Write each line of the material exactly as given, from the top through the line that contains "plt.rcParams['font.family'] = ['Liberation", and omit all pictures.

* * * * * * * * *

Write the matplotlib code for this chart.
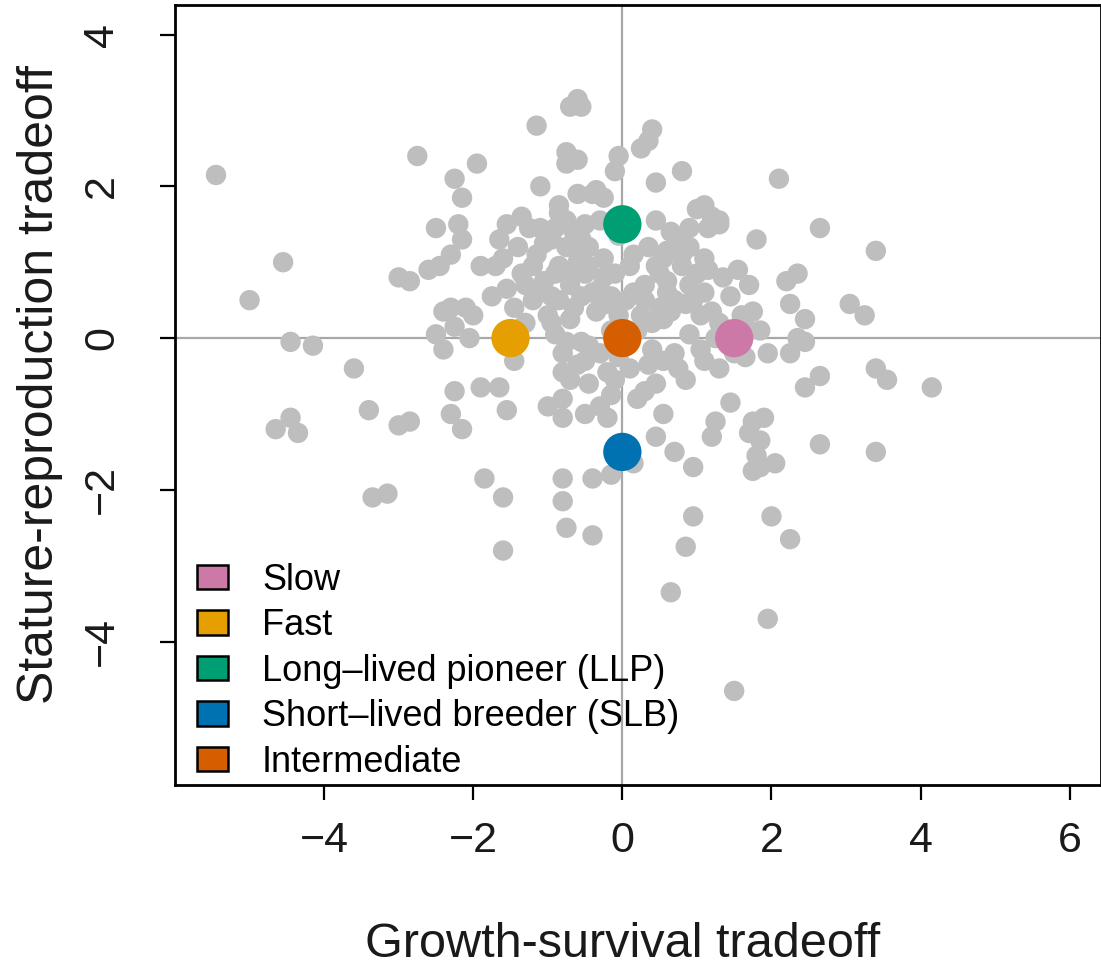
import matplotlib
matplotlib.use("Agg")
import matplotlib.pyplot as plt
from matplotlib.patches import Patch

plt.rcParams['font.family'] = ['Liberation Sans', 'DejaVu Sans']

# Background species (growth-survival, stature-reproduction)
gs = [-5.45, -5.0, -4.55, -4.45, -4.15, -4.65, -4.45, -4.35, -3.6, -3.4, -3.35, -3.15, -3.0, -2.85,
      -3.0, -2.85, -2.75, -2.6, -2.5, -2.5, -2.45, -2.4, -2.4, -2.3, -2.3, -2.25, -2.25, -2.25, -2.3,
      -2.2, -2.15, -2.15, -2.1, -2.05, -2.0, -2.15,
      -1.95, -1.9, -1.85, -1.7, -1.65, -1.65, -1.6, -1.55, -1.55, -1.6, -1.55, -1.45, -1.45, -1.4,
      -1.35, -1.35, -1.3, -1.25, -1.2, -1.2, -1.15, -1.1, -1.1, -1.05, -1.0, -0.95, -0.95, -0.9, -0.9,
      -0.85, -0.85, -0.85, -0.85, -0.8, -0.8, -0.8, -0.8, -0.8, -0.8, -0.75, -0.75, -0.75, -0.75,
      -0.7, -0.7, -0.7, -0.65, -0.65, -0.6, -0.6, -0.6, -0.6, -0.55, -0.55, -0.55, -0.5, -0.5, -0.5,
      -0.5, -0.45, -0.45, -0.4, -0.4, -0.4, -0.35, -0.35, -0.3, -0.3, -0.3, -0.3, -0.25, -0.25, -0.2,
      -0.2, -0.2, -0.15, -0.15, -0.1, -0.1, -0.1, -0.05, -0.05, -0.05, -0.15, -1.0,
      0.1, 0.1, 0.15, 0.15, 0.2, 0.2, 0.25, 0.3, 0.3, 0.3, 0.35, 0.35, 0.35, 0.4, 0.45, 0.45, 0.45,
      0.45, 0.5, 0.5, 0.55, 0.55, 0.6, 0.6, 0.65, 0.7, 0.7, 0.7, 0.75, 0.75, 0.8, 0.8, 0.85, 0.85,
      0.9, 0.9, 0.9, 0.95, 0.95, 1.0, 1.0, 1.05, 1.05, 1.1, 1.1, 1.15, 1.2, 1.25, 1.25, 1.3, 1.3,
      1.35, 1.45, 1.45, 1.5, 1.5, 1.55, 1.6, 1.65, 1.7, 1.7, 1.7, 1.75, 1.75, 1.75, 1.8, 1.8, 1.85,
      1.85, 1.85, 1.95, 1.95, 2.0, 1.9, 2.05, 2.1, 1.2,
      2.2, 2.25, 2.25, 2.25, 2.35, 2.35, 2.45, 2.45, 2.45, 2.65, 2.65, 2.65, 3.05, 3.25, 3.4, 3.4,
      3.4, 3.55, 4.15,
      -1.15, -1.05, -0.9, -0.75, -0.55, -0.45, -0.65, -0.4, -0.15, -0.05, -1.3, -1.15, -0.7, -0.95,
      -1.6, -1.75, -1.9, 0.25, 0.4, 0.55, 0.65, 0.85, 0.95, 1.2, 1.3, 0.6, 0.8, 1.15, 0.4, 0.55,
      1.1, -0.6, -0.45, -0.75, 0.15, -0.25, 0.05, -0.6, 0.45, 0.65, 0.9, 1.1, 1.3]
sr = [2.15, 0.5, 1.0, -0.05, -0.1, -1.2, -1.05, -1.25, -0.4, -0.95, -2.1, -2.05, -1.15, -1.1,
      0.8, 0.75, 2.4, 0.9, 1.45, 0.05, 0.95, -0.15, 0.35, 1.1, 0.4, 2.1, 0.15, -0.7, -1.0,
      1.5, 1.85, -1.2, 0.4, 0.0, 0.3, 1.3,
      2.3, -0.65, -1.85, 0.95, 1.3, -0.65, -2.1, 0.65, -0.95, -2.8, 1.5, 0.4, -0.3, 1.2,
      0.85, 1.6, 0.2, 1.45, 0.95, 0.5, 2.8, 2.0, 1.45, 0.75, 0.3, 0.55, 1.3, 0.85, 0.05,
      1.65, 1.75, 0.5, 0.95, -0.45, -0.2, -0.8, -1.85, -2.15, -1.05, 2.3, 2.45, 1.2, -2.5,
      3.05, 0.7, -0.55, 1.4, 0.4, 3.15, 2.35, 1.9, 1.0, 3.05, 0.55, -0.05, 1.5, 0.85, -0.3,
      -1.0, 1.2, -0.6, 1.9, -1.85, -2.6, 0.35, 1.95, 1.55, 0.65, -0.2, -0.9, 1.05, 1.85, 0.45,
      -0.45, -1.05, 0.1, -1.8, 2.2, 0.85, -0.55, 2.4, 1.35, -0.25, -0.75, -0.9,
      -0.4, 0.95, -1.65, 1.1, 0.1, -0.8, 2.5, 0.5, 0.7, -0.7, 2.6, 1.2, -0.35, 2.75, 0.95, 2.05, -1.3,
      -0.6, 0.4, 0.85, 1.05, -1.0, 0.6, 0.75, -3.35, -0.2, 0.5, -1.5, 1.3, -0.4, 2.2, 0.95, -0.55, -2.75,
      1.2, 0.7, 0.05, -1.7, -2.35, 0.85, 1.7, 0.3, -0.15, 1.05, 0.6, 1.45, 1.6, 0.0, -1.1, -0.4, 1.5,
      0.8, 0.55, -0.85, -4.65, -0.2, 0.9, 0.3, -0.25, 0.1, 0.7, -1.25, -1.1, 0.35, -1.75, 1.3, -1.55, -1.35,
      -1.7, 0.1, -3.7, -0.2, -2.35, -1.05, -1.65, 2.1, -1.3,
      0.75, 0.45, -0.2, -2.65, 0.85, 0.0, -0.65, -0.05, 0.25, 1.45, -0.5, -1.4, 0.45, 0.3, 1.15, -0.4,
      -1.5, -0.55, -0.65,
      1.1, 1.25, 1.45, 1.55, 1.3, 0.95, 0.85, 0.6, 0.55, 0.3, 0.7, 0.6, 0.25, 0.2,
      1.05, 0.55, 0.95, 0.3, 0.2, 0.25, 0.35, 0.45, 0.5, 0.35, 0.2, 1.15, 1.1, 0.9, -0.15, -0.3,
      -0.3, -0.35, -0.1, -0.05, 0.6, 0.8, 0.5, 1.15, 1.55, 1.4, 1.45, 1.75, 1.55]

# Strategy archetypes
strategies = ["Slow", "Fast", "Long\u2013lived pioneer (LLP)", "Short\u2013lived breeder (SLB)", "Intermediate"]
strat_gs = [1.5, -1.5, 0.0, 0.0, 0.0]
strat_sr = [0.0, 0.0, 1.5, -1.5, 0.0]
strat_colors = ["#CC79A7", "#E69F00", "#009E73", "#0072B2", "#D55E00"]

xticks = [-4, -2, 0, 2, 4, 6]
yticks = [-4, -2, 0, 2, 4]

fig = plt.figure(figsize=(11.01, 9.73), dpi=100)
ax = fig.add_axes([175/1101, 1-785/973, (1101-175)/1101, (785-5)/973])

ax.axhline(0, color="#A8A8A8", lw=1.6, zorder=1)
ax.axvline(0, color="#A8A8A8", lw=1.6, zorder=1)
ax.scatter(gs, sr, s=215, color="#BEBEBE", edgecolors="none", zorder=2)
ax.scatter(strat_gs, strat_sr, s=760, color=strat_colors, edgecolors="none", zorder=3)

ax.set_xlim(-6.0, 6.42)
ax.set_ylim(-5.89, 4.39)
ax.set_xticks(xticks)
ax.set_yticks(yticks)
ax.set_xticklabels([str(t).replace('-', '\u2212') for t in xticks])
ax.set_yticklabels([str(t).replace('-', '\u2212') for t in yticks], rotation=90, va='center')
ax.tick_params(direction='out', length=11, width=1.6, labelsize=31, color='black',
               labelcolor='#1a1a1a')
ax.tick_params(axis='x', pad=15)
ax.tick_params(axis='y', pad=27)
for sp in ax.spines.values():
    sp.set_linewidth(2.0)

ax.set_xlabel("Growth-survival tradeoff", fontsize=35, color="#1a1a1a")
ax.set_ylabel("Stature-reproduction tradeoff", fontsize=36, color="#1a1a1a")
ax.xaxis.set_label_coords(0.483, -0.176)
ax.yaxis.set_label_coords(-0.121, 0.513)

handles = [Patch(facecolor=c, edgecolor='black', linewidth=1.8) for c in strat_colors]
ax.legend(handles, strategies, loc='lower left', bbox_to_anchor=(0.018, 0.0), frameon=False,
          fontsize=26, labelspacing=0.29, handletextpad=0.95, borderaxespad=0.0,
          handlelength=0.85, handleheight=0.68, borderpad=0.15)

fig.savefig("out.png", dpi=100)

* * * * * * * * *

Exercise response
Write the matplotlib code for this chart.
import matplotlib
matplotlib.use("Agg")
import matplotlib.pyplot as plt
from matplotlib.patches import Patch

plt.rcParams['font.family'] = ['Liberation Sans', 'DejaVu Sans']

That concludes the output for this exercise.